If the concentrated position had been short, would the LME have cared?

Section:

London Metals Exchange
Intervenes in Nickel Market

By Chris Flood
Financial Times, London
Thursday, June 7, 2007

http://www.ft.com/cms/s/f645ff44-1528-11dc-b48a-000b5df10621.html

The London Metal Exchange has intervened in the nickel market amid suspected collusion at a time of soaring prices and critically low stock levels.

"The LME has detected collusive behaviour in nickel trading and acted to tighten the lending guidelines for the metal significantly," said John Kemp, analyst at Sempra Metals.

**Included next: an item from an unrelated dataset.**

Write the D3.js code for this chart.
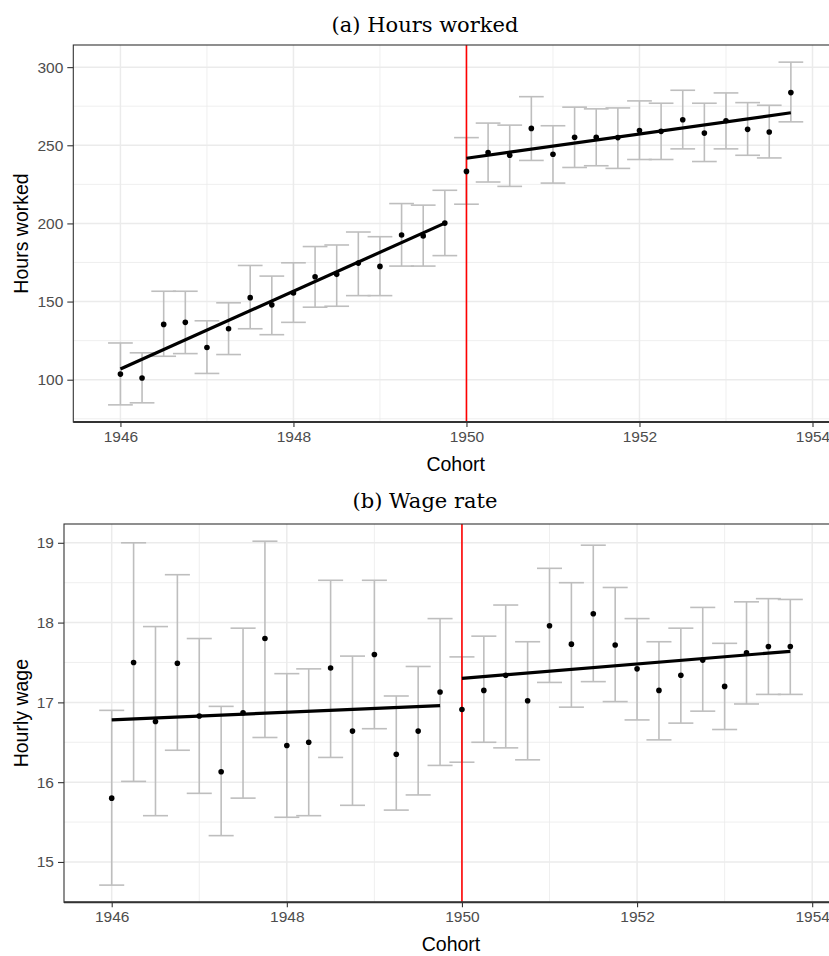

The nickel market is small and relatively illiquid and traders describe the metal's physical supplies as "very stressed."

Nickel prices have soared this year with the benchmark three-month price rising 55 percent to a record $51,650 a tonne in May. Levels of stocks available to the market have fallen below 10,000 tonnes, although the situation is less acute than it was in April.

The LME has amended its rules to reduce the amount of nickel which market participants are allowed to control before they are required to lend metal back to other dealers or consumers.

The LME insisted the changes were introduced as part of its constant monitoring of the nickel market. "Trading in the nickel market is orderly and the decision to change the lending guidance was taken to ensure that trading remains orderly," it said.

Nickel prices fell 4.6 percent yesterday to $43,400 a tonne, following the LME move.

Nickel stocks have doubled since late April to 8,604 tonnes on Thursday and there has been talk in the market that further substantial increases of 5,000 to 10,000 tonnes were likely in coming weeks.

However, this had not led to a significant reduction in prices, leaving analysts puzzled as to why the market showed little sign of reacting to a deterioration in fundamentals.

Market gossip suggested that two or more participants were acting together to squeeze nickel prices higher but circumventing the LME's rules by maintaining their individual holdings of nickel below the level which would require them to lend back into the market.

The tightness in the market was reflected in the spread between the cash nickel prices and the three-month futures price, which was more than $4,000 a tonne recently. After the LME imposed the rule changes, the cash to three-month spread narrowed to $1,105 a tonne compared with $2,800 a tonne at Wednesday's close.